Purbaya: Setoran Pengawasan Bea Keluar Rp 496,7 M per November 2025
Jakarta, CNBC Indonesia - Menteri Keuangan Purbaya Yudhi Sadewa mengungkapkan terjadinya peningkatan penerimaan negara dari hasil penguatan pengawasan ekspor ilegal terhadap berbagai komoditas ekspor yang dikenakan bea keluar oleh pemerintah.
Ia mengatakan, per November 2025, total penerimaan dari pengawasan bea keluar komoditas seperti sawit, kayu kulit, biji kakao, tembaga, hingga bauksit mencapai Rp 496,77 miliar, naik dari catatan per 2024 senilai Rp 477,96 miliar, dan Rp 191,54 miliar pada 2023.
"Sampai November 2025 penerimaan kegiatan pengawasan Rp 496,7 miliar," kata Purbaya saat rapat kerja dengan Komisi XI DPR, Jakarta, Senin (8/12/2025).
Purbaya menjelaskan, dari total penerimaan hasil kegiatan pengawasan itu, mayoritas berasal dari penerbitan nota pembetulan yang pada November 2025 senilai Rp 487,99 miliar, sedangkan 2024 Rp 327,92 miliar, dan pada 2023 masih sebesar Rp 51,18 miliar.
Untuk yang diperoleh dari hasil audit senilai Rp 163,08 juta, naik drastis dari catatan pada 2024 senilai Rp 2,01 juta, dan pada 2023 senilai Rp 31,56 juta. Sedangkan dari hasil penelitian ulang Rp 8,62 miliar pada 2025, cenderung turun dari catatan pada 2024 Rp 150,03 miliar, dan 2023 Rp 108,78 miliar.
"Perkembangan ini menggambarkan penguatan pengawasan adminstrasi dan kepatuhan eksportir berperan penting menjaga penerimaan negara dari komoditas Bea Keluar," ucap Purbaya.
Sebelumnya, Purbaya mengatakan, dari hasil pengawasan selama ini setidaknya ada empat modus ekspor ilegal yang dilakukan, dalam rangka menghindari pungutan bea keluar oleh pemerintah. Di antaranya ialah mengakali secara administratif, modus antar pulau, penyembunyian, hingga penyelundupan langsung.
"Dalam pelaksanaannya terdapat empat modus pelanggaran yang paling sering ditemukan, yaitu penyelundupan langsung, kesalahan administratif dalam pemberitahuan, penyamaran ekspor melalui modus antar pulau, serta upaya penyembunyian dengan mencampur barang ilegal dengan yang legal," kata Purbaya saat rapat kerja dengan Komisi XI DPR, Jakarta, Senin (8/12/2025).
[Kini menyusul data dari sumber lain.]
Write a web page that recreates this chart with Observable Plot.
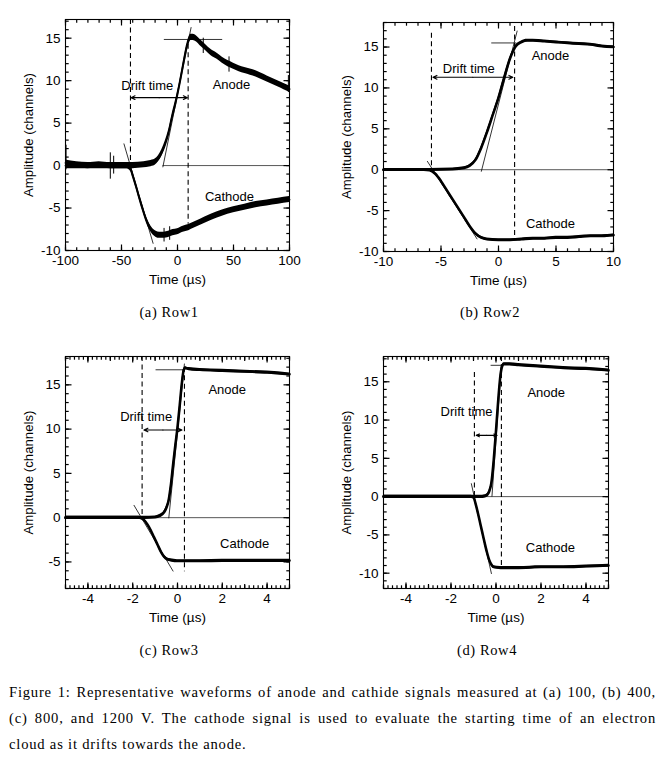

Purbaya menjelaskan, untuk metode penyelundupan secara administratif, biasanya dilakukan dengan menyalahi pemberitahuan jumlah atau jenis barang dan pos tarif. Sedangkan untuk modus antar pulau dilakukan dengan menyamarkan barang ekspor seolah-olah merupakan barang antar pulau.
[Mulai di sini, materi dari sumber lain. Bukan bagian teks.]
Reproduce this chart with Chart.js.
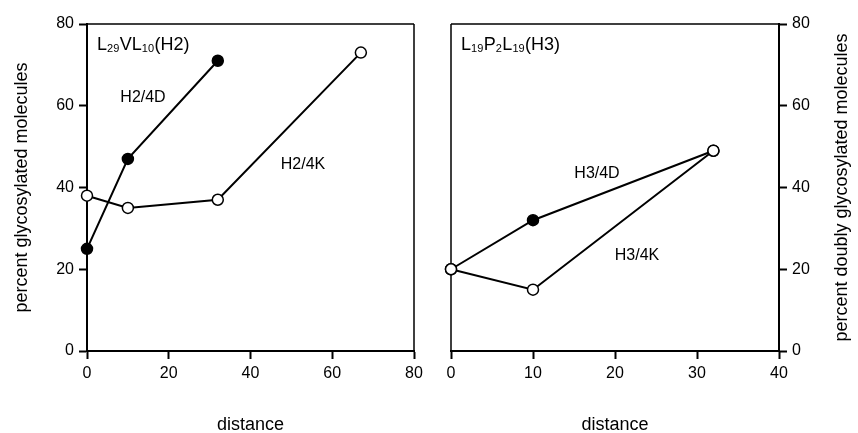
<!DOCTYPE html>
<html>
<head>
<meta charset="utf-8">
<script src="https://cdn.jsdelivr.net/npm/chart.js@4/dist/chart.umd.min.js"></script>
<style>
  html, body { margin: 0; padding: 0; background: #fff; }
  #wrap { position: relative; width: 858px; height: 433px; }
  canvas { position: absolute; top: 0; }
</style>
</head>
<body>
<div id="wrap">
  <canvas id="c1" width="430" height="433" style="left:0px"></canvas>
  <canvas id="c2" width="428" height="433" style="left:430px"></canvas>
</div>
<script>
// ---- data ----
const h2Dist4D = [0, 10, 32];
const h2Pct4D  = [25, 47, 71];
const h2Dist4K = [0, 10, 32, 67];
const h2Pct4K  = [38, 35, 37, 73];

const h3Dist4D = [0, 10, 32];
const h3Pct4D  = [20, 32, 49];
const h3Dist4K = [0, 10, 32];
const h3Pct4K  = [20, 15, 49];

const h2XTicks = [0, 20, 40, 60, 80];
const h3XTicks = [0, 10, 20, 30, 40];
const yTicks   = [0, 20, 40, 60, 80];

const seriesNames = ['H2/4D', 'H2/4K', 'H3/4D', 'H3/4K'];
const yTitleLeft  = 'percent glycosylated molecules';
const yTitleRight = 'percent doubly glycosylated molecules';
const xTitle = 'distance';

const FONT = '"Liberation Sans", Arial, Helvetica, sans-serif';

function pts(xs, ys) { return xs.map((x, i) => ({ x: x, y: ys[i] })); }

function axisX(ticks) {
  return {
    type: 'linear',
    min: ticks[0], max: ticks[ticks.length - 1],
    afterBuildTicks: s => { s.ticks = ticks.map(v => ({ value: v })); },
    afterFit: s => { s.height = 82; },
    grid: { display: true, drawOnChartArea: false, drawTicks: true, tickLength: 8, tickWidth: 2, tickColor: '#000' },
    border: { display: true, color: '#000', width: 2 },
    ticks: { color: '#000', font: { family: FONT, size: 16 }, padding: 5, maxRotation: 0, autoSkip: false }
  };
}
function axisY(pos, width) {
  return {
    type: 'linear', position: pos,
    min: yTicks[0], max: yTicks[yTicks.length - 1],
    afterBuildTicks: s => { s.ticks = yTicks.map(v => ({ value: v })); },
    afterFit: s => { s.width = width; },
    grid: { display: true, drawOnChartArea: false, drawTicks: true, tickLength: 8, tickWidth: 2, tickColor: '#000' },
    border: { display: true, color: '#000', width: 2 },
    ticks: { color: '#000', font: { family: FONT, size: 16 }, padding: 5, autoSkip: false }
  };
}

function drawRich(ctx, parts, x, base) {
  ctx.fillStyle = '#000';
  ctx.textAlign = 'left';
  ctx.textBaseline = 'alphabetic';
  parts.forEach(p => {
    const sub = p[1];
    ctx.font = (sub ? '11px ' : '18px ') + FONT;
    ctx.fillText(p[0], x, base + (sub ? 2 : 0));
    x += ctx.measureText(p[0]).width + (sub ? 0.5 : 0);
  });
}

function decorPlugin(cfg) {
  return {
    id: 'decor',
    beforeDatasetsDraw(chart) {
      const ctx = chart.ctx, a = chart.chartArea;
      ctx.save();
      ctx.strokeStyle = '#000';
      ctx.lineWidth = 1.5;
      ctx.beginPath();
      ctx.moveTo(a.left, a.top); ctx.lineTo(a.right, a.top);
      const sx = cfg.side === 'right' ? a.right : a.left;
      ctx.moveTo(sx, a.top); ctx.lineTo(sx, a.bottom);
      ctx.stroke();
      ctx.restore();
    },
    afterDraw(chart) {
      const ctx = chart.ctx, a = chart.chartArea;
      ctx.save();
      drawRich(ctx, cfg.title, a.left + 10, a.top + 26);
      ctx.font = '16px ' + FONT;
      ctx.fillStyle = '#000';
      ctx.textAlign = 'center';
      ctx.textBaseline = 'middle';
      cfg.labels.forEach(l => ctx.fillText(l.t, l.x, l.y));
      // axis titles
      ctx.font = '18px ' + FONT;
      ctx.fillText(xTitle, (a.left + a.right) / 2, 425);
      ctx.translate(cfg.yTitleX, (a.top + a.bottom) / 2);
      ctx.rotate(-Math.PI / 2);
      ctx.fillText(cfg.yTitle, 0, 0);
      ctx.restore();
    }
  };
}

function lineDs(label, data, fill, order) {
  return {
    label: label, data: data, clip: false,
    borderColor: '#000', borderWidth: 2,
    pointRadius: 5.5, pointBorderWidth: 1.5,
    pointBackgroundColor: fill, pointBorderColor: '#000',
    pointHoverRadius: 5.5, tension: 0, fill: false, order: order
  };
}

const common = {
  responsive: false, animation: false, devicePixelRatio: 1,
  plugins: { legend: { display: false }, tooltip: { enabled: false } },
  events: []
};

new Chart(document.getElementById('c1'), {
  type: 'line',
  data: { datasets: [
    lineDs(seriesNames[0], pts(h2Dist4D, h2Pct4D), '#000', 1),
    lineDs(seriesNames[1], pts(h2Dist4K, h2Pct4K), '#fff', 0)
  ]},
  options: Object.assign({}, common, {
    layout: { padding: { left: 0, right: 16, top: 24, bottom: 0 } },
    scales: { x: axisX(h2XTicks), y: axisY('left', 87) }
  }),
  plugins: [decorPlugin({
    side: 'right',
    title: [['L', 0], ['29', 1], ['VL', 0], ['10', 1], ['(H2)', 0]],
    labels: [{ t: seriesNames[0], x: 143, y: 98 }, { t: seriesNames[1], x: 303, y: 165 }],
    yTitle: yTitleLeft, yTitleX: 22
  })]
});

new Chart(document.getElementById('c2'), {
  type: 'line',
  data: { datasets: [
    lineDs(seriesNames[2], pts(h3Dist4D, h3Pct4D), '#000', 1),
    lineDs(seriesNames[3], pts(h3Dist4K, h3Pct4K), '#fff', 0)
  ]},
  options: Object.assign({}, common, {
    layout: { padding: { left: 21, right: 0, top: 24, bottom: 0 } },
    scales: { x: axisX(h3XTicks), y: axisY('right', 79) }
  }),
  plugins: [decorPlugin({
    side: 'left',
    title: [['L', 0], ['19', 1], ['P', 0], ['2', 1], ['L', 0], ['19', 1], ['(H3)', 0]],
    labels: [{ t: seriesNames[2], x: 597 - 430, y: 174 }, { t: seriesNames[3], x: 637 - 430, y: 256 }],
    yTitle: yTitleRight, yTitleX: 842 - 430
  })]
});
</script>
</body>
</html>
Adapun untuk modus penyembunyian, dilakukan dengan mencampur barang ilegal dengan barang yang legal. Sedangkan penyelundupan langsung dilakukan dengan mengekspor barang tanpa dilindungi dokumen.
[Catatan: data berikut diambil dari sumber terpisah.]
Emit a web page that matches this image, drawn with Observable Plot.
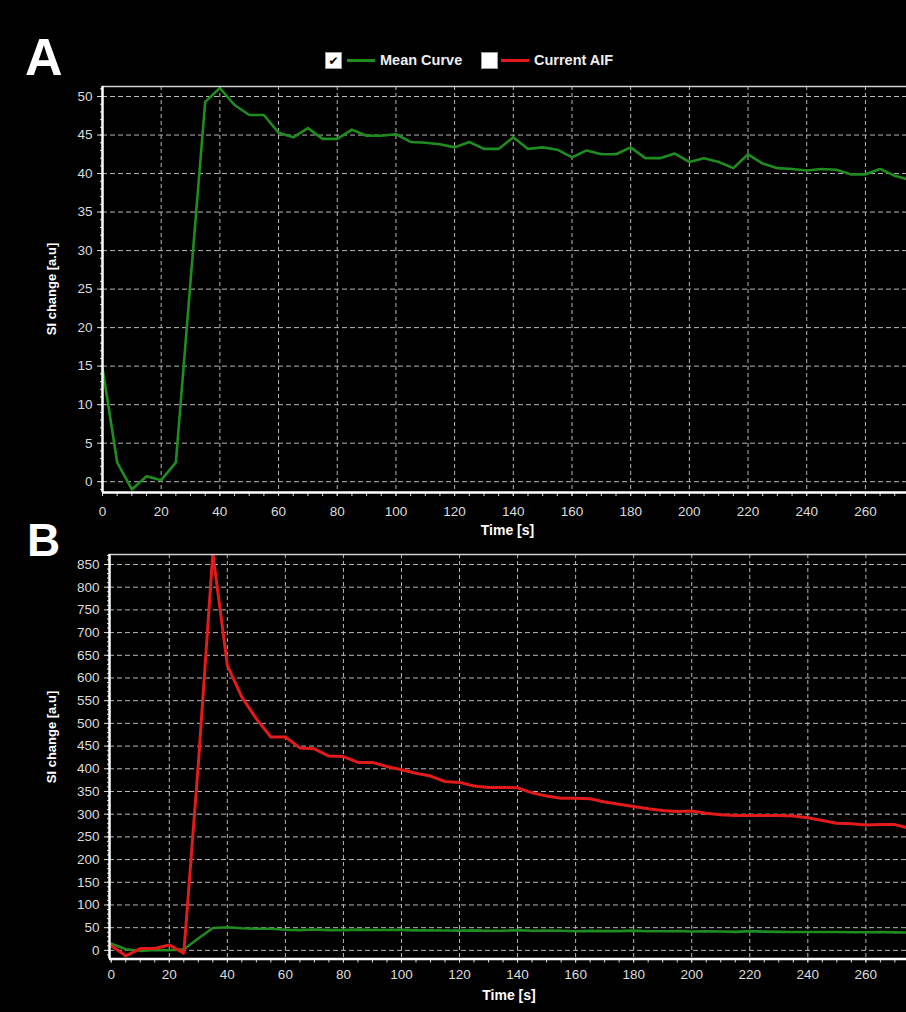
<!DOCTYPE html>
<html><head><meta charset="utf-8">
<script src="https://cdn.jsdelivr.net/npm/d3@7"></script>
<script src="https://cdn.jsdelivr.net/npm/@observablehq/plot@0.6"></script>
<style>
html,body{margin:0;padding:0;background:#000;}
#wrap{position:relative;width:906px;height:1012px;overflow:hidden;background:#000;font-family:"Liberation Sans",Arial,sans-serif;color:#fff;}
.abs{position:absolute;white-space:nowrap;line-height:0;}
.panel{position:absolute;left:0;}
.box{position:absolute;width:15px;height:15px;border:1px solid #9a9a9a;background:#fff;box-sizing:content-box;display:flex;align-items:center;justify-content:center;line-height:1;}
.leg{position:absolute;height:2.5px;}
</style></head><body>
<div id="wrap">
  <div class="abs" style="left:25px;top:56.5px;font-size:52px;font-weight:bold;">A</div>
  <div class="abs" style="left:27px;top:539.5px;font-size:46px;font-weight:bold;">B</div>
  <div class="box" style="left:325px;top:52px;font:bold 12px 'DejaVu Sans';color:#000;">✔</div>
  <div class="leg" style="left:347px;top:59px;width:28px;background:#1e8c1e;"></div>
  <div class="abs" style="left:380px;top:60px;font-size:14.5px;font-weight:bold;color:#eee;">Mean Curve</div>
  <div class="box" style="left:481px;top:52px;"></div>
  <div class="leg" style="left:501px;top:59px;width:28px;background:#e21a1a;"></div>
  <div class="abs" style="left:534px;top:60px;font-size:14.5px;font-weight:bold;color:#eee;">Current AIF</div>
  <div id="pa" class="panel" style="top:76px;"></div>
  <div id="pb" class="panel" style="top:540px;"></div>
  <div class="abs" style="left:52px;top:289px;font-size:13px;font-weight:bold;transform-origin:0 0;transform:rotate(-90deg) translate(-50%,0);">SI change [a.u]</div>
  <div class="abs" style="left:51.5px;top:737px;font-size:13px;font-weight:bold;transform-origin:0 0;transform:rotate(-90deg) translate(-50%,0);">SI change [a.u]</div>
  <div class="abs" style="left:507.5px;top:530px;font-size:14px;font-weight:bold;transform:translate(-50%,0);">Time [s]</div>
  <div class="abs" style="left:509px;top:995px;font-size:14px;font-weight:bold;transform:translate(-50%,0);">Time [s]</div>
</div>
<script>
// Time samples (s)
const time = [0,5,10,15,20,25,30,35,40,45,50,55,60,65,70,75,80,85,90,95,100,105,110,115,120,125,130,135,140,145,150,155,160,165,170,175,180,185,190,195,200,205,210,215,220,225,230,235,240,245,250,255,260,265,270,275];
// Mean Curve (green)
const meanCurve = [14.8,2.5,-1.0,0.7,0.2,2.5,26,49.3,51.1,48.9,47.6,47.6,45.3,44.7,45.9,44.5,44.5,45.7,44.9,44.9,45.1,44.1,44.0,43.8,43.4,44.1,43.2,43.2,44.7,43.2,43.4,43.1,42.1,43.0,42.5,42.5,43.4,42.0,42.0,42.6,41.5,42.0,41.5,40.7,42.5,41.3,40.7,40.6,40.4,40.6,40.5,39.9,39.9,40.6,39.7,39.2];
// Current AIF (red)
const currentAIF = [10,-12,4,4,12,-6,410,875,628,558,510,470,470,446,444,428,427,414,414,405,398,390,384,372,370,362,359,359,358,347,340,335,335,334,327,322,317,312,308,306,307,302,299,297,297,297,297,296,292,286,280,279,276,277,277,269];

const xTicks = [0,20,40,60,80,100,120,140,160,180,200,220,240,260];
const xMinor = d3.range(0, 275, 5);
const yTicksA = [0,5,10,15,20,25,30,35,40,45,50];
const yMinorA = d3.range(-1, 52, 1);
const yTicksB = [0,50,100,150,200,250,300,350,400,450,500,550,600,650,700,750,800,850];
const yMinorB = d3.range(-10, 872, 10);

const data = time.map((t, i) => ({t, mean: meanCurve[i], aif: currentAIF[i]}));

const green = "#1e8c1e", red = "#e21a1a", gridColor = "#b8b8b8";

function panel({xDomain, yDomain, yTicks, yMinor, marginLeft, marginTop, marginBottom, xPad, series}) {
  return Plot.plot({
    width: 906, height: 470, marginTop, marginBottom, marginLeft, marginRight: 0,
    style: {background: "transparent", color: "#dcdcdc", fontFamily: "Liberation Sans, Arial, sans-serif", fontSize: "13.5px", overflow: "visible"},
    x: {domain: xDomain, axis: null},
    y: {domain: yDomain, axis: null},
    marks: [
      Plot.gridX(xTicks.filter(d => d > 0), {stroke: gridColor, strokeOpacity: 1, strokeDasharray: "4,3"}),
      Plot.gridY(yTicks, {stroke: gridColor, strokeOpacity: 1, strokeDasharray: "5,3"}),
      Plot.axisX(xMinor, {tickSize: 4, tickFormat: () => "", label: null}),
      Plot.axisX(xTicks, {tickSize: 4, tickPadding: xPad, label: null}),
      Plot.axisY(yMinor, {tickSize: 2, tickFormat: () => "", label: null}),
      Plot.axisY(yTicks, {tickSize: 5, tickPadding: 5, label: null}),
      ...series.map(s => Plot.line(data, {x: "t", y: s.key, stroke: s.color, strokeWidth: s.width, strokeLinejoin: "round", clip: true})),
      Plot.ruleY([yDomain[1]], {stroke: "#d0d0d0", strokeWidth: 1.5}),
      Plot.ruleX([xDomain[0]], {stroke: "#fff", strokeWidth: 2.5}),
      Plot.ruleY([yDomain[0]], {stroke: "#fff", strokeWidth: 2.5})
    ]
  });
}

document.getElementById("pa").append(panel({
  xDomain: [0, 274], yDomain: [-1.4, 51.3], yTicks: yTicksA, yMinor: yMinorA,
  marginLeft: 102, marginTop: 10, marginBottom: 54, xPad: 10,
  series: [{key: "mean", color: green, width: 2.6}]
}));
document.getElementById("pb").append(panel({
  xDomain: [-0.6, 274], yDomain: [-19, 872], yTicks: yTicksB, yMinor: yMinorB,
  marginLeft: 109, marginTop: 14, marginBottom: 51.5, xPad: 6,
  series: [{key: "mean", color: green, width: 2.6}, {key: "aif", color: red, width: 3}]
}));
</script>
</body></html>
Untuk menangani berbagai modus penyelundupan barang ekspor itu, ia mengatakan, dengan memperkuat pengawasan ekspor secara umum di Direktorat jenderal Bea dan Cukai (DJBC) dengan tiga cara, yakni saat pre clearance, clearance, dan post clearance.
Untuk tahap pre clearance dilakukan penguatan intelijen terkait dengan titik rawan ekspor ilegal melalui operasi intelijen. Lalu, sinergi pertukaran data dengan kementerian atau lembaga terkait terutama produk SDA, monitoring analysis untuk menemukan anomali komoditi, penguatan manajemen risiko, hingga pengawasan terhadap entitas.
Sedangkan saat tahap clearance, dilakukan dengan analisa pemberitahuan dokumen ekspor, penggunaan gamma ray dan x ray, patroli laut, hingga pertukaran data dengan kementerian atau lembaga terkait komponen penerimaan negara lain (PNBP) telah terpenuhi atau belum.
Sementara itu, untuk tahap post clearance dilakukan dengan joint program bersama Direktorat Jenderal Pajak (DJP) terkait dengan potensi perpajakan hingga post clearance audit bersama Kementerian Perdagangan.
"Pendekatan lintas sektor ini memastikan bahwa setiap potensi pelanggaran pada komoditas bea keluar dapat terdeteksi secara menyeluruh," papar Purbaya.